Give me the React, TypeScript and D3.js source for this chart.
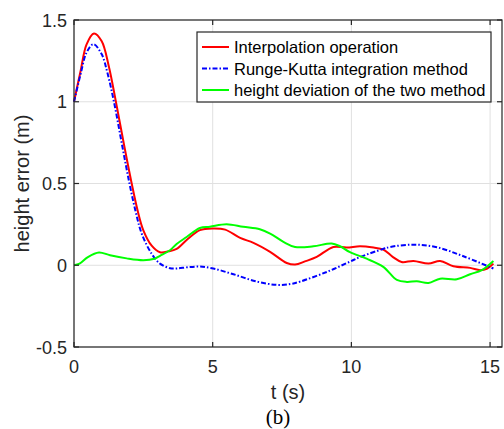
import React from "react";
import * as d3 from "d3";

const redT = [0, 0.24, 0.45, 0.72, 1.0, 1.25, 1.5, 1.8, 2.08, 2.3, 2.5, 2.8, 3.1, 3.4, 3.7, 4.1, 4.54, 5.02, 5.45, 5.99, 6.47, 7.07, 7.67, 7.97, 8.35, 8.75, 9.35, 9.83, 10.31, 10.8, 11.15, 11.5, 11.81, 12.24, 12.78, 13.2, 13.68, 14.28, 14.64, 14.9, 15.12];
const redV = [1.0, 1.19, 1.35, 1.418, 1.37, 1.22, 1.01, 0.74, 0.5, 0.33, 0.214, 0.12, 0.08, 0.085, 0.1, 0.16, 0.215, 0.225, 0.218, 0.167, 0.137, 0.082, 0.014, 0.004, 0.025, 0.051, 0.112, 0.108, 0.116, 0.108, 0.096, 0.05, 0.02, 0.026, 0.01, 0.026, -0.006, -0.016, -0.03, -0.02, 0.01];

const blueT = [0, 0.24, 0.45, 0.7, 1.0, 1.2, 1.44, 1.75, 2.0, 2.22, 2.44, 2.8, 3.1, 3.46, 3.7, 4.1, 4.54, 5.02, 5.75, 6.59, 7.31, 7.8, 8.15, 9.11, 9.95, 10.31, 11.15, 11.4, 12.24, 13.08, 14.04, 15.12];
const blueV = [1.0, 1.17, 1.3, 1.352, 1.29, 1.18, 1.0, 0.72, 0.5, 0.33, 0.194, 0.07, 0.01, -0.018, -0.02, -0.012, -0.008, -0.02, -0.055, -0.1, -0.12, -0.115, -0.1, -0.041, 0.022, 0.05, 0.1, 0.112, 0.126, 0.11, 0.055, -0.02];

const greenT = [0, 0.2, 0.5, 0.9, 1.3, 1.9, 2.5, 2.9, 3.1, 3.46, 3.7, 4.06, 4.54, 4.9, 5.5, 6.1, 6.7, 7.07, 7.55, 7.97, 8.63, 9.29, 9.59, 9.95, 10.55, 11.15, 11.64, 12.0, 12.36, 12.78, 13.2, 13.8, 14.28, 14.7, 15.12];
const greenV = [0, 0.01, 0.05, 0.078, 0.061, 0.042, 0.031, 0.04, 0.058, 0.092, 0.13, 0.173, 0.228, 0.236, 0.251, 0.235, 0.22, 0.194, 0.143, 0.112, 0.116, 0.133, 0.116, 0.08, 0.04, -0.01, -0.09, -0.102, -0.098, -0.108, -0.082, -0.086, -0.055, -0.03, 0.026];

const xTicks = [0, 5, 10, 15];
const yTicks = [-0.5, 0, 0.5, 1, 1.5];
const yTickLabels = ["-0.5", "0", "0.5", "1", "1.5"];
const legendLabels = ["Interpolation operation", "Runge-Kutta integration method", "height deviation of the two method"];
const seriesColors = ["#ff0000", "#0000ff", "#00ff00"];

const W = 504, H = 429;
const L = 74, R = 502, T = 20, B = 347;
const font = "'Liberation Sans', Arial, sans-serif";

export default function App() {
  const x = d3.scaleLinear().domain([0, 15.43]).range([L, R]);
  const y = d3.scaleLinear().domain([-0.5, 1.5]).range([B, T]);
  const line = d3.line<[number, number]>().x(d => x(d[0])).y(d => y(d[1])).curve(d3.curveCatmullRom.alpha(0.5));
  const zip = (a: number[], b: number[]) => a.map((t, i) => [t, b[i]] as [number, number]);
  const series = [
    { d: zip(redT, redV), c: seriesColors[0], dash: undefined as string | undefined },
    { d: zip(blueT, blueV), c: seriesColors[1], dash: "5,2,1.5,2" },
    { d: zip(greenT, greenV), c: seriesColors[2], dash: undefined },
  ];
  const axisColor = "#262626";
  const gridColor = "#e0e0e0";
  const tickLen = 5;
  const legX = 197, legY = 32, legW = 294, legH = 70;
  return (
    <svg width={W} height={H} style={{ position: "absolute", left: 0, top: 0, background: "#fff" }}>
      <rect x={0} y={0} width={W} height={H} fill="#fff" />
      {xTicks.map(t => (
        <line key={"gx" + t} x1={x(t)} x2={x(t)} y1={T} y2={B} stroke={gridColor} strokeWidth={1} />
      ))}
      {yTicks.map(t => (
        <line key={"gy" + t} x1={L} x2={R} y1={y(t)} y2={y(t)} stroke={gridColor} strokeWidth={1} />
      ))}
      <g fill="none">
        {series.map((s, i) => (
          <path key={i} d={line(s.d) || ""} stroke={s.c} strokeWidth={2} strokeDasharray={s.dash} />
        ))}
      </g>
      <rect x={L} y={T} width={R - L} height={B - T} fill="none" stroke={axisColor} strokeWidth={1.2} />
      {xTicks.map(t => (
        <g key={"tx" + t}>
          <line x1={x(t)} x2={x(t)} y1={B} y2={B - tickLen} stroke={axisColor} strokeWidth={1.2} />
          <line x1={x(t)} x2={x(t)} y1={T} y2={T + tickLen} stroke={axisColor} strokeWidth={1.2} />
          <text x={x(t)} y={373} textAnchor="middle" fontFamily={font} fontSize={18} fill={axisColor}>{t}</text>
        </g>
      ))}
      {yTicks.map((t, i) => (
        <g key={"ty" + t}>
          <line x1={L} x2={L + tickLen} y1={y(t)} y2={y(t)} stroke={axisColor} strokeWidth={1.2} />
          <line x1={R} x2={R - tickLen} y1={y(t)} y2={y(t)} stroke={axisColor} strokeWidth={1.2} />
          <text x={67} y={y(t) + 6.5} textAnchor="end" fontFamily={font} fontSize={18} fill={axisColor}>{yTickLabels[i]}</text>
        </g>
      ))}
      <text transform={`translate(29,${(T + B) / 2}) rotate(-90)`} textAnchor="middle" fontFamily={font} fontSize={20} fill={axisColor}>height error (m)</text>
      <text x={(L + R) / 2} y={399} textAnchor="middle" fontFamily={font} fontSize={20} fill={axisColor}>t (s)</text>
      <text x={278} y={424} textAnchor="middle" fontFamily="'Liberation Serif', 'Times New Roman', serif" fontSize={21} fill="#000">(b)</text>
      <rect x={legX} y={legY} width={legW} height={legH} fill="#fff" stroke={axisColor} strokeWidth={1.2} />
      {legendLabels.map((lab, i) => {
        const cy = 47 + i * 21.5;
        return (
          <g key={lab}>
            <line x1={202} x2={229} y1={cy} y2={cy} stroke={seriesColors[i]} strokeWidth={2} strokeDasharray={series[i].dash} />
            <text x={234} y={cy + 6} fontFamily={font} fontSize={16.5} fill="#000">{lab}</text>
          </g>
        );
      })}
    </svg>
  );
}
****************
Requirements —
Using the data above, write out every line exactly, leaving the images behind.

Response below —
Give me the React, TypeScript and D3.js source for this chart.
import React from "react";
import * as d3 from "d3";

const redT = [0, 0.24, 0.45, 0.72, 1.0, 1.25, 1.5, 1.8, 2.08, 2.3, 2.5, 2.8, 3.1, 3.4, 3.7, 4.1, 4.54, 5.02, 5.45, 5.99, 6.47, 7.07, 7.67, 7.97, 8.35, 8.75, 9.35, 9.83, 10.31, 10.8, 11.15, 11.5, 11.81, 12.24, 12.78, 13.2, 13.68, 14.28, 14.64, 14.9, 15.12];
const redV = [1.0, 1.19, 1.35, 1.418, 1.37, 1.22, 1.01, 0.74, 0.5, 0.33, 0.214, 0.12, 0.08, 0.085, 0.1, 0.16, 0.215, 0.225, 0.218, 0.167, 0.137, 0.082, 0.014, 0.004, 0.025, 0.051, 0.112, 0.108, 0.116, 0.108, 0.096, 0.05, 0.02, 0.026, 0.01, 0.026, -0.006, -0.016, -0.03, -0.02, 0.01];

const blueT = [0, 0.24, 0.45, 0.7, 1.0, 1.2, 1.44, 1.75, 2.0, 2.22, 2.44, 2.8, 3.1, 3.46, 3.7, 4.1, 4.54, 5.02, 5.75, 6.59, 7.31, 7.8, 8.15, 9.11, 9.95, 10.31, 11.15, 11.4, 12.24, 13.08, 14.04, 15.12];
const blueV = [1.0, 1.17, 1.3, 1.352, 1.29, 1.18, 1.0, 0.72, 0.5, 0.33, 0.194, 0.07, 0.01, -0.018, -0.02, -0.012, -0.008, -0.02, -0.055, -0.1, -0.12, -0.115, -0.1, -0.041, 0.022, 0.05, 0.1, 0.112, 0.126, 0.11, 0.055, -0.02];

const greenT = [0, 0.2, 0.5, 0.9, 1.3, 1.9, 2.5, 2.9, 3.1, 3.46, 3.7, 4.06, 4.54, 4.9, 5.5, 6.1, 6.7, 7.07, 7.55, 7.97, 8.63, 9.29, 9.59, 9.95, 10.55, 11.15, 11.64, 12.0, 12.36, 12.78, 13.2, 13.8, 14.28, 14.7, 15.12];
const greenV = [0, 0.01, 0.05, 0.078, 0.061, 0.042, 0.031, 0.04, 0.058, 0.092, 0.13, 0.173, 0.228, 0.236, 0.251, 0.235, 0.22, 0.194, 0.143, 0.112, 0.116, 0.133, 0.116, 0.08, 0.04, -0.01, -0.09, -0.102, -0.098, -0.108, -0.082, -0.086, -0.055, -0.03, 0.026];

const xTicks = [0, 5, 10, 15];
const yTicks = [-0.5, 0, 0.5, 1, 1.5];
const yTickLabels = ["-0.5", "0", "0.5", "1", "1.5"];
const legendLabels = ["Interpolation operation", "Runge-Kutta integration method", "height deviation of the two method"];
const seriesColors = ["#ff0000", "#0000ff", "#00ff00"];

const W = 504, H = 429;
const L = 74, R = 502, T = 20, B = 347;
const font = "'Liberation Sans', Arial, sans-serif";

export default function App() {
  const x = d3.scaleLinear().domain([0, 15.43]).range([L, R]);
  const y = d3.scaleLinear().domain([-0.5, 1.5]).range([B, T]);
  const line = d3.line<[number, number]>().x(d => x(d[0])).y(d => y(d[1])).curve(d3.curveCatmullRom.alpha(0.5));
  const zip = (a: number[], b: number[]) => a.map((t, i) => [t, b[i]] as [number, number]);
  const series = [
    { d: zip(redT, redV), c: seriesColors[0], dash: undefined as string | undefined },
    { d: zip(blueT, blueV), c: seriesColors[1], dash: "5,2,1.5,2" },
    { d: zip(greenT, greenV), c: seriesColors[2], dash: undefined },
  ];
  const axisColor = "#262626";
  const gridColor = "#e0e0e0";
  const tickLen = 5;
  const legX = 197, legY = 32, legW = 294, legH = 70;
  return (
    <svg width={W} height={H} style={{ position: "absolute", left: 0, top: 0, background: "#fff" }}>
      <rect x={0} y={0} width={W} height={H} fill="#fff" />
      {xTicks.map(t => (
        <line key={"gx" + t} x1={x(t)} x2={x(t)} y1={T} y2={B} stroke={gridColor} strokeWidth={1} />
      ))}
      {yTicks.map(t => (
        <line key={"gy" + t} x1={L} x2={R} y1={y(t)} y2={y(t)} stroke={gridColor} strokeWidth={1} />
      ))}
      <g fill="none">
        {series.map((s, i) => (
          <path key={i} d={line(s.d) || ""} stroke={s.c} strokeWidth={2} strokeDasharray={s.dash} />
        ))}
      </g>
      <rect x={L} y={T} width={R - L} height={B - T} fill="none" stroke={axisColor} strokeWidth={1.2} />
      {xTicks.map(t => (
        <g key={"tx" + t}>
          <line x1={x(t)} x2={x(t)} y1={B} y2={B - tickLen} stroke={axisColor} strokeWidth={1.2} />
          <line x1={x(t)} x2={x(t)} y1={T} y2={T + tickLen} stroke={axisColor} strokeWidth={1.2} />
          <text x={x(t)} y={373} textAnchor="middle" fontFamily={font} fontSize={18} fill={axisColor}>{t}</text>
        </g>
      ))}
      {yTicks.map((t, i) => (
        <g key={"ty" + t}>
          <line x1={L} x2={L + tickLen} y1={y(t)} y2={y(t)} stroke={axisColor} strokeWidth={1.2} />
          <line x1={R} x2={R - tickLen} y1={y(t)} y2={y(t)} stroke={axisColor} strokeWidth={1.2} />
          <text x={67} y={y(t) + 6.5} textAnchor="end" fontFamily={font} fontSize={18} fill={axisColor}>{yTickLabels[i]}</text>
        </g>
      ))}
      <text transform={`translate(29,${(T + B) / 2}) rotate(-90)`} textAnchor="middle" fontFamily={font} fontSize={20} fill={axisColor}>height error (m)</text>
      <text x={(L + R) / 2} y={399} textAnchor="middle" fontFamily={font} fontSize={20} fill={axisColor}>t (s)</text>
      <text x={278} y={424} textAnchor="middle" fontFamily="'Liberation Serif', 'Times New Roman', serif" fontSize={21} fill="#000">(b)</text>
      <rect x={legX} y={legY} width={legW} height={legH} fill="#fff" stroke={axisColor} strokeWidth={1.2} />
      {legendLabels.map((lab, i) => {
        const cy = 47 + i * 21.5;
        return (
          <g key={lab}>
            <line x1={202} x2={229} y1={cy} y2={cy} stroke={seriesColors[i]} strokeWidth={2} strokeDasharray={series[i].dash} />
            <text x={234} y={cy + 6} fontFamily={font} fontSize={16.5} fill="#000">{lab}</text>
          </g>
        );
      })}
    </svg>
  );
}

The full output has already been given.